You have, I think, that wonderful statement in Jude this is the Faith once for all delivered to the saints. You have a faith packaged by divine revelation once for all delivered. It doesn’t keep going and keep going. . . . One of the errors in Roman Catholicism is that they don’t have any end to the true canon of divine revelation; it just keeps going and going and going, and that’s their affinity with the charismatic movement, where you continue to have people having revelations and revelations.

(See my full rebuttal of MacArthur here.)

First, the Catholic Church affirms that public revelation ceased with the death of the last apostle or apostolic man, like Mark or Luke. However, God can still reveal himself to people or groups, though he does not bind all the faithful to accept this private revelation (see the Catechism [CCC], paragraphs 66-67). And part of this private revelation can include miracles or giving the faithful miraculous gifts or charisms.

Also, using Jude 3 to prove that public revelation has ceased doesn’t work because it confuses “giving the Faith” to the saints with public revelation. Jesus gave “the Faith” once and for all to the apostles, but the public revelation of the Faith continued for decades after his interactions with them during the writing of the New Testament. There isn’t any explicit biblical evidence that this revelation ceased after the death of the last apostle (or that it didn’t continue for centuries rather than decades). There is also no evidence that there were no more living apostles who could give such revelations. Our knowledge about these things instead comes from Sacred Tradition, and so we agree that the deposit was given “once for all,” but we deny that it is confined to Scripture.

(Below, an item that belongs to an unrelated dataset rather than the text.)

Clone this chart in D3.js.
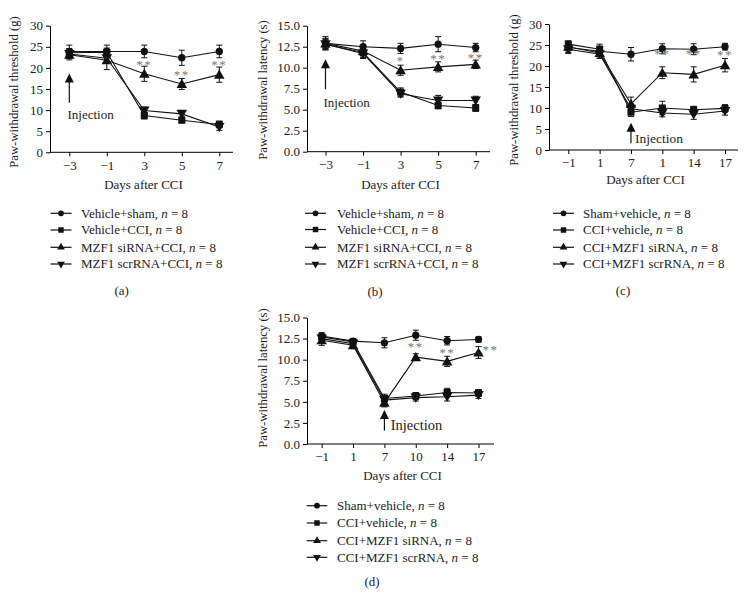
<!DOCTYPE html>
<html>
<head>
<meta charset="utf-8">
<script src="https://cdn.jsdelivr.net/npm/d3@7"></script>
<style>
  html, body { margin: 0; padding: 0; background: #fff; }
  svg { display: block; }
</style>
</head>
<body>
<svg id="chart" width="750" height="610"></svg>
<script>
// ---------------- DATA ----------------
const daysAB = ["\u22123", "\u22121", "3", "5", "7"];
const daysC  = ["\u22121", "1", "7", "1", "14", "17"];
const daysD  = ["\u22121", "1", "7", "10", "14", "17"];

const groupsAB = ["Vehicle+sham", "Vehicle+CCI", "MZF1 siRNA+CCI", "MZF1 scrRNA+CCI"];
const groupsCD = ["Sham+vehicle", "CCI+vehicle", "CCI+MZF1 siRNA", "CCI+MZF1 scrRNA"];
const groupN = [8, 8, 8, 8];

// Panel (a) paw-withdrawal threshold (g)
const aSham    = [23.9, 23.9, 23.9, 22.4, 23.9];
const aShamErr = [1.5, 1.5, 1.5, 1.8, 1.5];
const aCci     = [23.6, 23.7, 8.7, 7.6, 6.6];
const aCciErr  = [1.0, 1.0, 0.8, 0.6, 0.8];
const aSi      = [23.1, 21.8, 18.6, 16.2, 18.4];
const aSiErr   = [1.2, 2.2, 1.8, 1.3, 1.8];
const aScr     = [23.3, 22.3, 9.9, 9.1, 6.0];
const aScrErr  = [1.0, 1.0, 0.8, 0.7, 0.8];

// Panel (b) paw-withdrawal latency (s)
const bSham    = [12.9, 12.5, 12.3, 12.8, 12.4];
const bShamErr = [0.8, 0.7, 0.6, 0.9, 0.5];
const bCci     = [12.8, 11.8, 7.1, 5.5, 5.2];
const bCciErr  = [0.6, 0.6, 0.5, 0.4, 0.4];
const bSi      = [12.9, 12.0, 9.7, 10.1, 10.4];
const bSiErr   = [0.6, 0.6, 0.6, 0.6, 0.5];
const bScr     = [12.8, 11.7, 6.9, 6.1, 6.1];
const bScrErr  = [0.6, 0.6, 0.4, 0.6, 0.5];

// Panel (c) paw-withdrawal threshold (g)
const cSham    = [24.4, 23.5, 22.8, 24.1, 24.0, 24.6];
const cShamErr = [1.2, 1.2, 1.6, 1.2, 1.3, 0.8];
const cCci     = [25.2, 24.0, 9.0, 10.0, 9.6, 9.9];
const cCciErr  = [0.8, 1.2, 1.0, 1.6, 0.8, 0.9];
const cSi      = [24.6, 23.1, 11.0, 18.4, 18.0, 20.2];
const cSiErr   = [1.0, 1.2, 1.6, 1.4, 1.8, 1.6];
const cScr     = [24.0, 22.8, 9.8, 8.8, 8.5, 9.3];
const cScrErr  = [1.0, 1.0, 1.0, 0.9, 1.2, 1.0];

// Panel (d) paw-withdrawal latency (s)
const dSham    = [12.8, 12.2, 12.0, 12.9, 12.25, 12.4];
const dShamErr = [0.4, 0.3, 0.6, 0.6, 0.5, 0.3];
const dCci     = [12.7, 12.1, 5.4, 5.7, 6.1, 6.05];
const dCciErr  = [0.3, 0.3, 0.5, 0.4, 0.5, 0.4];
const dSi      = [12.3, 11.7, 4.9, 10.3, 9.8, 10.85];
const dSiErr   = [0.6, 0.4, 0.5, 0.4, 0.6, 0.7];
const dScr     = [12.5, 11.9, 5.2, 5.5, 5.6, 5.8];
const dScrErr  = [0.4, 0.3, 0.4, 0.4, 0.5, 0.4];

// Y tick values
const yTicksG = [0, 5, 10, 15, 20, 25, 30];
const yTicksS = [0, 2.5, 5, 7.5, 10, 12.5, 15];

// Significance marks: [day index, label, value]
const aStars = [[2, "**", 21.2], [3, "**", 18.9], [4, "**", 21.2]];
const bStars = [[2, "*", 11.1], [3, "**", 11.3], [4, "**", 11.5]];
const cStars = [[3, "**", 23.4], [4, "**", 23.4], [5, "**", 23.2]];
const dStars = [[3, "**", 11.75], [4, "**", 11.05], [5, "**", 11.5]];

// Injection arrows: [day index, arrow top value, arrow bottom value]
const aInject = [0, 18.7, 11.75];
const bInject = [0, 11.0, 7.43];
const cInject = [2, 6.5, 1.6];
const dInject = [2, 4.03, 1.58];

// ---------------- DRAWING ----------------
const FONT = "'Liberation Serif','Times New Roman',Times,serif";
const svg = d3.select("#chart");
const symbols = [
  { type: d3.symbolCircle, size: 42, rot: 0 },
  { type: d3.symbolSquare, size: 50, rot: 0 },
  { type: d3.symbolTriangle, size: 48, rot: 0 },
  { type: d3.symbolTriangle, size: 48, rot: 180 }
];
const legSymbols = [
  { type: d3.symbolCircle, size: 26, rot: 0 },
  { type: d3.symbolSquare, size: 30, rot: 0 },
  { type: d3.symbolTriangle, size: 26, rot: 0 },
  { type: d3.symbolTriangle, size: 26, rot: 180 }
];

function drawPanel(cfg) {
  const g = svg.append("g");
  const x = d3.scalePoint().domain(d3.range(cfg.days.length)).range([cfg.xFirst, cfg.xLast]);
  const y = d3.scaleLinear().domain([0, cfg.yMax]).range([cfg.y0, cfg.yTop]);

  // axes
  const yAxis = d3.axisLeft(y).tickValues(cfg.yTicks).tickSize(4).tickSizeOuter(0).tickPadding(3)
    .tickFormat(cfg.yFmt);
  const ya = g.append("g").attr("transform", `translate(${cfg.left},0)`).call(yAxis);
  const xAxis = d3.axisBottom(x).tickSize(4).tickSizeOuter(0).tickPadding(4)
    .tickFormat(i => cfg.days[i]);
  const xa = g.append("g").attr("transform", `translate(0,${cfg.y0})`).call(xAxis);
  xa.select(".domain").remove();
  xa.append("line").attr("x1", cfg.left).attr("x2", cfg.right).attr("y1", 0).attr("y2", 0)
    .attr("stroke", "#000").attr("stroke-width", 1);
  [ya, xa].forEach(a => {
    a.selectAll("text").attr("font-family", FONT).attr("font-size", 13).attr("fill", "#222");
    a.selectAll(".tick line, .domain").attr("stroke", "#000");
  });

  // axis titles
  g.append("text").attr("x", (cfg.left + cfg.right) / 2 + 2).attr("y", cfg.xTitleY)
    .attr("text-anchor", "middle").attr("font-family", FONT).attr("font-size", 13)
    .attr("fill", "#222").text("Days after CCI");
  g.append("text").attr("transform", `translate(${cfg.yTitleX},${cfg.yTitleCY}) rotate(-90)`)
    .attr("text-anchor", "middle").attr("dy", "0.35em").attr("font-family", FONT)
    .attr("font-size", 12.7).attr("fill", "#222").text(cfg.yTitle);

  // series
  const line = d3.line().x((d, i) => x(i)).y(d => y(d));
  cfg.series.forEach((s, si) => {
    const sg = g.append("g");
    s.v.forEach((v, i) => {
      const cx = x(i), e = s.e[i];
      sg.append("line").attr("x1", cx).attr("x2", cx).attr("y1", y(v - e)).attr("y2", y(v + e))
        .attr("stroke", "#111").attr("stroke-width", 1);
      [v - e, v + e].forEach(t => {
        sg.append("line").attr("x1", cx - 3).attr("x2", cx + 3).attr("y1", y(t)).attr("y2", y(t))
          .attr("stroke", "#111").attr("stroke-width", 1);
      });
    });
    sg.append("path").attr("d", line(s.v)).attr("fill", "none").attr("stroke", "#111")
      .attr("stroke-width", 1.1);
  });
  cfg.series.forEach((s, si) => {
    const sym = symbols[si];
    g.append("g").selectAll("path").data(s.v).join("path")
      .attr("d", d3.symbol().type(sym.type).size(sym.size)())
      .attr("transform", (d, i) => `translate(${x(i)},${y(d) + (si >= 2 ? (sym.rot ? -1 : 1) : 0)}) rotate(${sym.rot})`)
      .attr("fill", "#111");
  });

  // stars
  cfg.stars.forEach(([i, lab, v], k) => {
    const dx = (cfg.starDx && cfg.starDx[k]) || 0;
    g.append("text").attr("x", x(i) + dx).attr("y", y(v) + 6.5)
      .attr("text-anchor", "middle").attr("font-family", FONT).attr("font-size", 13)
      .attr("letter-spacing", 1.5).attr("fill", "#777").text(lab);
  });

  // injection arrow
  const [ii, top, bot] = cfg.inject;
  const ax = x(ii), ayTop = y(top), ayBot = y(bot);
  g.append("line").attr("x1", ax).attr("x2", ax).attr("y1", ayTop + 6).attr("y2", ayBot)
    .attr("stroke", "#111").attr("stroke-width", 1.2);
  g.append("path").attr("d", `M${ax},${ayTop} L${ax - 4.5},${ayTop + 9} L${ax + 4.5},${ayTop + 9} Z`)
    .attr("fill", "#111");
  g.append("text").attr("x", cfg.injTextX).attr("y", cfg.injTextY).attr("font-family", FONT)
    .attr("font-size", cfg.injFont).attr("fill", "#222").text("Injection");

  // legend
  cfg.groups.forEach((name, k) => {
    const ly = cfg.legY[k];
    g.append("line").attr("x1", cfg.legX1).attr("x2", cfg.legX2).attr("y1", ly).attr("y2", ly)
      .attr("stroke", "#111").attr("stroke-width", 1.2);
    const sym = legSymbols[k];
    g.append("path").attr("d", d3.symbol().type(sym.type).size(sym.size)())
      .attr("transform", `translate(${(cfg.legX1 + cfg.legX2) / 2},${ly}) rotate(${sym.rot})`)
      .attr("fill", "#111");
    const t = g.append("text").attr("x", cfg.legTextX).attr("y", ly).attr("dy", "0.33em")
      .attr("font-family", FONT).attr("font-size", 13).attr("fill", "#222");
    t.append("tspan").text(name + ", ");
    t.append("tspan").attr("font-style", "italic").text("n");
    t.append("tspan").text(" = " + groupN[k]);
  });

  // caption
  g.append("text").attr("x", cfg.capX).attr("y", cfg.capY).attr("text-anchor", "middle")
    .attr("font-family", FONT).attr("font-size", 13).attr("fill", "#222").text(cfg.cap);
}

const fmtInt = d3.format("d");
const fmt1 = d3.format(".1f");

drawPanel({
  days: daysAB, left: 50, right: 233, xFirst: 69.3, xLast: 219.3, y0: 152.3, yTop: 25.7, yMax: 30,
  yTicks: yTicksG, yFmt: fmtInt, yTitle: "Paw-withdrawal threshold (g)", yTitleX: 14, yTitleCY: 92,
  xTitleY: 189,
  series: [{ v: aSham, e: aShamErr }, { v: aCci, e: aCciErr }, { v: aSi, e: aSiErr }, { v: aScr, e: aScrErr }],
  stars: aStars, inject: aInject, injTextX: 67.5, injTextY: 118.5, injFont: 13,
  groups: groupsAB, legX1: 50.5, legX2: 71.5, legTextX: 81, legY: [213.3, 230, 247.3, 264],
  cap: "(a)", capX: 121.7, capY: 295
});

drawPanel({
  days: daysAB, left: 307, right: 490, xFirst: 325.5, xLast: 475.7, y0: 151.7, yTop: 25.7, yMax: 15,
  yTicks: yTicksS, yFmt: fmt1, yTitle: "Paw-withdrawal latency (s)", yTitleX: 263, yTitleCY: 90,
  xTitleY: 189,
  series: [{ v: bSham, e: bShamErr }, { v: bCci, e: bCciErr }, { v: bSi, e: bSiErr }, { v: bScr, e: bScrErr }],
  stars: bStars, inject: bInject, injTextX: 323.5, injTextY: 107, injFont: 13,
  groups: groupsAB, legX1: 305, legX2: 326, legTextX: 337, legY: [213.3, 229.5, 247.3, 264],
  cap: "(b)", capX: 375, capY: 296
});

drawPanel({
  days: daysC, left: 549, right: 738, xFirst: 568.3, xLast: 725, y0: 150, yTop: 24, yMax: 30,
  yTicks: yTicksG, yFmt: fmtInt, yTitle: "Paw-withdrawal threshold (g)", yTitleX: 514, yTitleCY: 90,
  xTitleY: 184,
  series: [{ v: cSham, e: cShamErr }, { v: cCci, e: cCciErr }, { v: cSi, e: cSiErr }, { v: cScr, e: cScrErr }],
  stars: cStars, inject: cInject, injTextX: 635, injTextY: 143, injFont: 13.5,
  groups: groupsCD, legX1: 553, legX2: 574, legTextX: 583, legY: [213.3, 230, 247.3, 264],
  cap: "(c)", capX: 623, capY: 295
});

drawPanel({
  days: daysD, left: 307, right: 494, xFirst: 321.7, xLast: 478.5, y0: 444, yTop: 317.5, yMax: 15,
  yTicks: yTicksS, yFmt: fmt1, yTitle: "Paw-withdrawal latency (s)", yTitleX: 263, yTitleCY: 378,
  xTitleY: 480,
  series: [{ v: dSham, e: dShamErr }, { v: dCci, e: dCciErr }, { v: dSi, e: dSiErr }, { v: dScr, e: dScrErr }],
  stars: dStars, starDx: [0, 0, 12], inject: dInject, injTextX: 390.7, injTextY: 429.5, injFont: 14.5,
  groups: groupsCD, legX1: 306.7, legX2: 327.3, legTextX: 337, legY: [505.7, 523, 540.7, 557.3],
  cap: "(d)", capX: 372, capY: 586
});
</script>
</body>
</html>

Many Protestants do believe that the Bible’s teachings about spiritual gifts do not have an expiration date. Unlike those who think spiritual gifts have ceased, or cessationists, they believe that those gifts continue in the Church, which is why they call themselves continuationists. I like this warning from cessationist Tom Pennington. He says that Protestants who believe in the continuing gifts of the Holy Spirit leave themselves open to accepting the continuing authority of the apostles and Church leaders who regulated the use of those gifts. He writes, “When charismatics state their case against cessationism as [Protestant author Andrew] Wilson does, they unintentionally also surrender the field to apostolic succession.”

So if you are dialoguing with a Protestant who happens to hold a continuationist view, then you actually have good common ground to show the reasonableness of our faith. In this case, if he says it makes sense to believe that the gifts of the Holy Spirit given to the apostles continued past the apostolic age, then it makes sense to say the authority given to the apostles continued past the apostolic age as well. And one sign of that authority would be the innumerable miracles associated with the Catholic faith, including Eucharistic miracles, the miracle of Fatima, incorruptible saints, and many more—all of them just waiting to be shared with believers who are open to identifying God using miraculous revelation to confirm the ordinary means he has given us divine revelation: through the one, universal Church he founded.